### Instructions to follow:
Output a verbatim copy of the data, cut off after the line that contains "0.62, 0.84, 2.13]".

### Available data:
+===+
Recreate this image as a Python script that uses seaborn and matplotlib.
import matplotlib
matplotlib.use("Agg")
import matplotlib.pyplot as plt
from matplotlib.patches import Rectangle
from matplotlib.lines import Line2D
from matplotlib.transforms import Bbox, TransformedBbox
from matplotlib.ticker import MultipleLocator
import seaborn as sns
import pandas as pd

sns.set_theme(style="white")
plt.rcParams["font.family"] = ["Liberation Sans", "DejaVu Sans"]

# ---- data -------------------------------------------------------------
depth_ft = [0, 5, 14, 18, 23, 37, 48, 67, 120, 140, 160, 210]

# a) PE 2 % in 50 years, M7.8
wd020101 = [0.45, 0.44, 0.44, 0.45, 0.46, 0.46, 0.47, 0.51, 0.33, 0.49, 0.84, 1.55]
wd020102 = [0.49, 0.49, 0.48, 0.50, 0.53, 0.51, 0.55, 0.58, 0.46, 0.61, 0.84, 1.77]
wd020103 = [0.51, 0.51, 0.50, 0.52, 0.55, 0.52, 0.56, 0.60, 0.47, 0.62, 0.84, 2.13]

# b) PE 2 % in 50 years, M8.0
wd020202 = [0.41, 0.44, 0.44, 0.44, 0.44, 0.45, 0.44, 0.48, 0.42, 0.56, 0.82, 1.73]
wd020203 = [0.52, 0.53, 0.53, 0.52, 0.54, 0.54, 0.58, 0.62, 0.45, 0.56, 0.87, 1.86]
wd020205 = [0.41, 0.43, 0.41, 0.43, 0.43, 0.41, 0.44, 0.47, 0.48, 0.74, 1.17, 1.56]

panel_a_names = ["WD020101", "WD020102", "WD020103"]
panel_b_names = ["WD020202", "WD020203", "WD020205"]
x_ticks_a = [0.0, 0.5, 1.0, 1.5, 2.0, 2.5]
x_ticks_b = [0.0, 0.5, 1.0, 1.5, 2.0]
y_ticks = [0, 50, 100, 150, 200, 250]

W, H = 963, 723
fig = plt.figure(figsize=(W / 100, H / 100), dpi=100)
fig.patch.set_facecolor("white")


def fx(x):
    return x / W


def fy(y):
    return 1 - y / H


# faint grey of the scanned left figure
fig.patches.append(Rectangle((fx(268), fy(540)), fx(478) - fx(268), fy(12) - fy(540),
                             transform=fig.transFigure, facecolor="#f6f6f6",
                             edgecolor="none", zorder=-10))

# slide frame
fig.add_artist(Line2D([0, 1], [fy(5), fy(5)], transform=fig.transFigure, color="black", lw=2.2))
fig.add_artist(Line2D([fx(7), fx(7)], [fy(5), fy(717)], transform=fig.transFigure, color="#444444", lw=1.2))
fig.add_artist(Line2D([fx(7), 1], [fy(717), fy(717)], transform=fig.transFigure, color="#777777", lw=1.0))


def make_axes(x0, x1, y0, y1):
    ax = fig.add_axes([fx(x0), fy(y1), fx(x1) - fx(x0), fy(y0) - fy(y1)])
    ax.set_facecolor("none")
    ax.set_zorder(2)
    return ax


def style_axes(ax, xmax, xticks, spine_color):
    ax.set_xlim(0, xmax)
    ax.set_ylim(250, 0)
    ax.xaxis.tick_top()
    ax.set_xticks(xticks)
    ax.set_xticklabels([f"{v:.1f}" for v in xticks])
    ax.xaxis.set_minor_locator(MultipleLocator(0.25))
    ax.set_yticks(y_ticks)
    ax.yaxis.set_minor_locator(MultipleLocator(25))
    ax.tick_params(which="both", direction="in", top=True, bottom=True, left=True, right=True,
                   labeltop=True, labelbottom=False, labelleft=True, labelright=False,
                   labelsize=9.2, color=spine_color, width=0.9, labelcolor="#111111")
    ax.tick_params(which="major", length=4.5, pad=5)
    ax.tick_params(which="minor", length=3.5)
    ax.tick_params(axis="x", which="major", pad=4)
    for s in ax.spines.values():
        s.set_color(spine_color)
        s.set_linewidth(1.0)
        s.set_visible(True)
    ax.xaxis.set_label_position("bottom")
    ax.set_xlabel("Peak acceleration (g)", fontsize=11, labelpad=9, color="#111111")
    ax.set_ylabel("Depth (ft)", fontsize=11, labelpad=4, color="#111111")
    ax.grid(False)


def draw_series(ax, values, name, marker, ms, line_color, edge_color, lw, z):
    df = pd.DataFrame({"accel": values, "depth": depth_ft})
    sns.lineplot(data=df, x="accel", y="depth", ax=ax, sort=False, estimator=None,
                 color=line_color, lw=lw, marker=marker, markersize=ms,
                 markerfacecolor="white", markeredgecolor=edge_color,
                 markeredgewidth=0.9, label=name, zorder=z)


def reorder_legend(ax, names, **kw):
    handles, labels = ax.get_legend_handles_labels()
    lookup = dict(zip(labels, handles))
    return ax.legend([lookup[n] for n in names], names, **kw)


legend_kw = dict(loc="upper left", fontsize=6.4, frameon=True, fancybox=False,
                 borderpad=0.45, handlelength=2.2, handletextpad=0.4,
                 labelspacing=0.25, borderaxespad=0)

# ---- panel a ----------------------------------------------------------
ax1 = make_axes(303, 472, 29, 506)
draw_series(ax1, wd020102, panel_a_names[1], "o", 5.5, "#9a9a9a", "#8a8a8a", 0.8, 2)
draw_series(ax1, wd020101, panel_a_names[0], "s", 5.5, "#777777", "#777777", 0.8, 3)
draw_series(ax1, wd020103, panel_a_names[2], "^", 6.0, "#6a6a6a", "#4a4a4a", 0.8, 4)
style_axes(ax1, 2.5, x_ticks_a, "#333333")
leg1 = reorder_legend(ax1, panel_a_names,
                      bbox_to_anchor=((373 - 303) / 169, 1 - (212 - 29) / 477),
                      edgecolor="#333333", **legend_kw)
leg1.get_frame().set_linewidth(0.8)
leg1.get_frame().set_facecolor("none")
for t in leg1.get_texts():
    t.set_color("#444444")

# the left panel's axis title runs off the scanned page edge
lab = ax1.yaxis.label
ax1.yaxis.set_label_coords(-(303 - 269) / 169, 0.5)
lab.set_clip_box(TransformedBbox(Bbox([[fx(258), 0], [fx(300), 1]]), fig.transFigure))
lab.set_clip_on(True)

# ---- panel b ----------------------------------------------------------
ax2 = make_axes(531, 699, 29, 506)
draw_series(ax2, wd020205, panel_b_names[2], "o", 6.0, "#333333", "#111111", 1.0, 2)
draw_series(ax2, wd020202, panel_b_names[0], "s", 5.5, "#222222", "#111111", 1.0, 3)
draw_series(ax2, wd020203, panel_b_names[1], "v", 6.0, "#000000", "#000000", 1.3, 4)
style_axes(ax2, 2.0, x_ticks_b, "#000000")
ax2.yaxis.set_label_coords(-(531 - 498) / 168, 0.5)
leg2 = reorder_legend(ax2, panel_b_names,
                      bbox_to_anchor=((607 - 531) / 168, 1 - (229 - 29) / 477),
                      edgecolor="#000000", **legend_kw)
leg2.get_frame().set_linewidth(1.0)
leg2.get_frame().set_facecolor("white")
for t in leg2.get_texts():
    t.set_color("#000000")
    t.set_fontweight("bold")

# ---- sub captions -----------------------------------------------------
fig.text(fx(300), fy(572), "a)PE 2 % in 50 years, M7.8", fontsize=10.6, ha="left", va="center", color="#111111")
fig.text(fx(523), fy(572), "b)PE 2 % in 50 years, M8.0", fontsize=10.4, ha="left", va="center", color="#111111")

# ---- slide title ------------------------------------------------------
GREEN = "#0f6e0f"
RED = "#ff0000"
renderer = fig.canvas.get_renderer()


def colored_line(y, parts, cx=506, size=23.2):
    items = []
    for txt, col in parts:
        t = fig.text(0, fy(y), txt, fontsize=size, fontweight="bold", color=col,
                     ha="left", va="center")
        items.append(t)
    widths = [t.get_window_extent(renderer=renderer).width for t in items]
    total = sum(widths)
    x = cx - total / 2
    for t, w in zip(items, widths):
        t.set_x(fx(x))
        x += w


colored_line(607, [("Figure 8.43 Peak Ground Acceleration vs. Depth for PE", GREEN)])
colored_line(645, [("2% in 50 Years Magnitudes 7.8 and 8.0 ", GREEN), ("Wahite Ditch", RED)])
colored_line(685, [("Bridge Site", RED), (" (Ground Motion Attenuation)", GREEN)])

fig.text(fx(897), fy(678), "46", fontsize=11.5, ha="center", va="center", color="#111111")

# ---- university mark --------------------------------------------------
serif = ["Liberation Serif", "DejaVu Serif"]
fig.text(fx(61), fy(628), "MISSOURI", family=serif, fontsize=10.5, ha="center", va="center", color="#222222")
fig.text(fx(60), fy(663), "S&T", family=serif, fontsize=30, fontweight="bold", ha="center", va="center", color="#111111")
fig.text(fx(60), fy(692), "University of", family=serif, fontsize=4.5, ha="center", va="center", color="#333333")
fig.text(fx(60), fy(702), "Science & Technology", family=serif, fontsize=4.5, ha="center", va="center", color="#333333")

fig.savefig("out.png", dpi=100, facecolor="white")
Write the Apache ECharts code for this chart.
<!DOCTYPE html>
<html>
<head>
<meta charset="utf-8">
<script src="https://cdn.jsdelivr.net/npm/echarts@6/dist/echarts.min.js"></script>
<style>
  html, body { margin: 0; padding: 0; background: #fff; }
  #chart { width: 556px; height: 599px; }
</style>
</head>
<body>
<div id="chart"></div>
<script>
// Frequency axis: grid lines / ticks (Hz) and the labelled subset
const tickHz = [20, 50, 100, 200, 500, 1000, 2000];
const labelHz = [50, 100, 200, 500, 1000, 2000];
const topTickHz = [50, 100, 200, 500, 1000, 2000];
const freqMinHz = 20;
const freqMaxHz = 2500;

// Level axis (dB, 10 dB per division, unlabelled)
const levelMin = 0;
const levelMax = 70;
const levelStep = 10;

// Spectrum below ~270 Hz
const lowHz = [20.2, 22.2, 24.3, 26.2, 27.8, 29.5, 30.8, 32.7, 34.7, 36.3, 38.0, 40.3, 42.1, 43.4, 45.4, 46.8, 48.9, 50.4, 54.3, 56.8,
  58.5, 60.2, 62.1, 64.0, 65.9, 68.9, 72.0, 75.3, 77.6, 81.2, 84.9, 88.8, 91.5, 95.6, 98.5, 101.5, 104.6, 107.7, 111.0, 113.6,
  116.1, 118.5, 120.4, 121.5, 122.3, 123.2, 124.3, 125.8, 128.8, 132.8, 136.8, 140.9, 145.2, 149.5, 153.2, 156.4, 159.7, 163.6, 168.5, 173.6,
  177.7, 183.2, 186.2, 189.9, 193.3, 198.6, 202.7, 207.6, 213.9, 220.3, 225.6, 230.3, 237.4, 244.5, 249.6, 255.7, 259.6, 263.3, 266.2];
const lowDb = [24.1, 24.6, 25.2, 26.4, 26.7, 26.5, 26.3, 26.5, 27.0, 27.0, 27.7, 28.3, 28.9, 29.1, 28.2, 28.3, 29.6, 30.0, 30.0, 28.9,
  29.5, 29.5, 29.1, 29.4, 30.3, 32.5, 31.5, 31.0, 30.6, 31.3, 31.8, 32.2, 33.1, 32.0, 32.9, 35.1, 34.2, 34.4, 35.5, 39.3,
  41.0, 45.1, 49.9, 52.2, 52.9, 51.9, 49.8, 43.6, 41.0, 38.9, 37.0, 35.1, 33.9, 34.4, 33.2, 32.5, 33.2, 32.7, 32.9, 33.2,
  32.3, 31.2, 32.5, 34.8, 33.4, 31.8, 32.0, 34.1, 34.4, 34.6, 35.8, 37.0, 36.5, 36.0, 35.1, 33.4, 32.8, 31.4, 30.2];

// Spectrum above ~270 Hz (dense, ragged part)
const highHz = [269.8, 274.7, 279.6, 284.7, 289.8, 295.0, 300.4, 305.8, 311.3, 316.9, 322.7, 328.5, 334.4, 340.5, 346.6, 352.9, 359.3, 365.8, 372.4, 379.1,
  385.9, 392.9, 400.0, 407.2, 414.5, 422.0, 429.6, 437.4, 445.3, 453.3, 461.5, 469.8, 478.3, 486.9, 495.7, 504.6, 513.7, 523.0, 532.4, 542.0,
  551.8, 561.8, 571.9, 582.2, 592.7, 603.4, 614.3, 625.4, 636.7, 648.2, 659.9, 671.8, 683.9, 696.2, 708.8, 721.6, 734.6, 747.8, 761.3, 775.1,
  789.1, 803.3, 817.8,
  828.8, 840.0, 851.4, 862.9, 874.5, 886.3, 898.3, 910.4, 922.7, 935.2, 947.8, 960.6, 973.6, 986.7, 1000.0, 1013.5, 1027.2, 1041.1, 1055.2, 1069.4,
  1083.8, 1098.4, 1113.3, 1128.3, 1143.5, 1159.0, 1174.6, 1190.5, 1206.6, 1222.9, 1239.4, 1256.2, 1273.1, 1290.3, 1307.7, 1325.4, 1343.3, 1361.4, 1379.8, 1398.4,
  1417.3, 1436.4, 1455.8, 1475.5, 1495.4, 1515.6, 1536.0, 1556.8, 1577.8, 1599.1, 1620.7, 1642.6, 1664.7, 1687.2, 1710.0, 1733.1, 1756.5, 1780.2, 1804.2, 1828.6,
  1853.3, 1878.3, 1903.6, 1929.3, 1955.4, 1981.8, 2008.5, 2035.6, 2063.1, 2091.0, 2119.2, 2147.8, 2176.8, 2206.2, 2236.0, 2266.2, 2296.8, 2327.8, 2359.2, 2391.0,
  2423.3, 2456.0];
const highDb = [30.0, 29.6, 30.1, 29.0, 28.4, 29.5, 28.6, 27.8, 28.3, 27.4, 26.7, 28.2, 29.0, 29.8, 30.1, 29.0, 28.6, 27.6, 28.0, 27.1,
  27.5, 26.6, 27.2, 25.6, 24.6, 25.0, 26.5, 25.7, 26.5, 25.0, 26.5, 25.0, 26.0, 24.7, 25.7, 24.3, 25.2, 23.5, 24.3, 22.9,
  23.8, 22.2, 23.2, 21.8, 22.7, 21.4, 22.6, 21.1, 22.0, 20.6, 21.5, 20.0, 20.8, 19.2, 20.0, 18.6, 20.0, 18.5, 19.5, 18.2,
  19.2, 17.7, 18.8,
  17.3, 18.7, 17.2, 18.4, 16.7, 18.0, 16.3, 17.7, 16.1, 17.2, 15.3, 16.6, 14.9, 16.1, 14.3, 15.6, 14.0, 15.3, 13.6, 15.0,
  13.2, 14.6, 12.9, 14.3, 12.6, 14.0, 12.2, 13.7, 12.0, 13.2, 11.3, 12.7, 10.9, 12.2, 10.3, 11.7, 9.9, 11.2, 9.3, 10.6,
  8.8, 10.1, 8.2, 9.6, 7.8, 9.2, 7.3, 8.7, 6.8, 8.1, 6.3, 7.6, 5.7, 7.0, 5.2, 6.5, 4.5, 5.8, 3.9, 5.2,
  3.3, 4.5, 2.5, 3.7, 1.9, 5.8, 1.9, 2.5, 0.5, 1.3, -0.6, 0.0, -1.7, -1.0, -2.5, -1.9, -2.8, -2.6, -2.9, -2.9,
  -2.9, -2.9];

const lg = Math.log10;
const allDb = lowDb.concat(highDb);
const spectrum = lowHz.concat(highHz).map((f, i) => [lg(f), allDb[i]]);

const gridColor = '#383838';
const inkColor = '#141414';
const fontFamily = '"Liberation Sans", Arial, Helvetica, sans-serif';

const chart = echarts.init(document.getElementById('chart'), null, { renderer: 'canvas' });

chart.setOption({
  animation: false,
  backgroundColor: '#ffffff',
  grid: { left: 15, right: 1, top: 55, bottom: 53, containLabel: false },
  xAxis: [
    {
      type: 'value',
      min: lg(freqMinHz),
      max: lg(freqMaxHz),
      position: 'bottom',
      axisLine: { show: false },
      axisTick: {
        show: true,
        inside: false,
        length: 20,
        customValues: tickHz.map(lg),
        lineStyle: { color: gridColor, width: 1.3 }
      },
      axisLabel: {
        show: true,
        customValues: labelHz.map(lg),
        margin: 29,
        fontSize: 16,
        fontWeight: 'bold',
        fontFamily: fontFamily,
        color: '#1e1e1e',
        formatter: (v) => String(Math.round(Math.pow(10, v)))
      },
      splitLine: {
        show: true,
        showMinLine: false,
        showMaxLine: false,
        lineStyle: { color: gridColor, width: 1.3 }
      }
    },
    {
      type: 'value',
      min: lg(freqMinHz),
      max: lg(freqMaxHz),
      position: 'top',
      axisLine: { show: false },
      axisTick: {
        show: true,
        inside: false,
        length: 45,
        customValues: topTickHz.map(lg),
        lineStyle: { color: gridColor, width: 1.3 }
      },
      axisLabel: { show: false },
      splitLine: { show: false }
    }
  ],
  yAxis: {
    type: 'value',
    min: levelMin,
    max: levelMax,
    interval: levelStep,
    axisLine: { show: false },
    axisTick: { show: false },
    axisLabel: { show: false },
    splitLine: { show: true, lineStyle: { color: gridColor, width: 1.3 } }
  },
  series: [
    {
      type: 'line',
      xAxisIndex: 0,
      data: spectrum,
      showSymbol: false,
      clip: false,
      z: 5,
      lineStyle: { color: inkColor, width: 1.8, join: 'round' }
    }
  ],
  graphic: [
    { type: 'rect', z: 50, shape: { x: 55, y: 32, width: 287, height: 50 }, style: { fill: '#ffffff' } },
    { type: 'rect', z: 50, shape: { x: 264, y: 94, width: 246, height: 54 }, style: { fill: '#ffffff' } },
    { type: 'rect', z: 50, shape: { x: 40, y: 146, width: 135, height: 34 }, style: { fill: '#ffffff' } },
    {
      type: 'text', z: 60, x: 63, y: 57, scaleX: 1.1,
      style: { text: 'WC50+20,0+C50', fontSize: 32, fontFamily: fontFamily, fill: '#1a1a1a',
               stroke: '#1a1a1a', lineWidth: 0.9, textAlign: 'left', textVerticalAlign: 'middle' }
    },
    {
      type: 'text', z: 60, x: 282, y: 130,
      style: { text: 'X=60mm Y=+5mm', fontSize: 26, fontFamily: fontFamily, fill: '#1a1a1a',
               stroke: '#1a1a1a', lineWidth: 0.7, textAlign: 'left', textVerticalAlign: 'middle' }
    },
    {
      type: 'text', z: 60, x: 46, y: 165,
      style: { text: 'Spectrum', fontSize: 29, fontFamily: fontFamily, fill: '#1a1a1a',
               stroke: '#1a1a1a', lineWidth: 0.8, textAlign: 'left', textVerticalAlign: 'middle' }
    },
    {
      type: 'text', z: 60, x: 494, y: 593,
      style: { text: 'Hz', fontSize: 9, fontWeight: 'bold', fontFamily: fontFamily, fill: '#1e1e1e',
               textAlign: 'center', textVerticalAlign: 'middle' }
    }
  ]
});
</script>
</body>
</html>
+===+
### Output for this exercise:
Recreate this image as a Python script that uses seaborn and matplotlib.
import matplotlib
matplotlib.use("Agg")
import matplotlib.pyplot as plt
from matplotlib.patches import Rectangle
from matplotlib.lines import Line2D
from matplotlib.transforms import Bbox, TransformedBbox
from matplotlib.ticker import MultipleLocator
import seaborn as sns
import pandas as pd

sns.set_theme(style="white")
plt.rcParams["font.family"] = ["Liberation Sans", "DejaVu Sans"]

# ---- data -------------------------------------------------------------
depth_ft = [0, 5, 14, 18, 23, 37, 48, 67, 120, 140, 160, 210]

# a) PE 2 % in 50 years, M7.8
wd020101 = [0.45, 0.44, 0.44, 0.45, 0.46, 0.46, 0.47, 0.51, 0.33, 0.49, 0.84, 1.55]
wd020102 = [0.49, 0.49, 0.48, 0.50, 0.53, 0.51, 0.55, 0.58, 0.46, 0.61, 0.84, 1.77]
wd020103 = [0.51, 0.51, 0.50, 0.52, 0.55, 0.52, 0.56, 0.60, 0.47, 0.62, 0.84, 2.13]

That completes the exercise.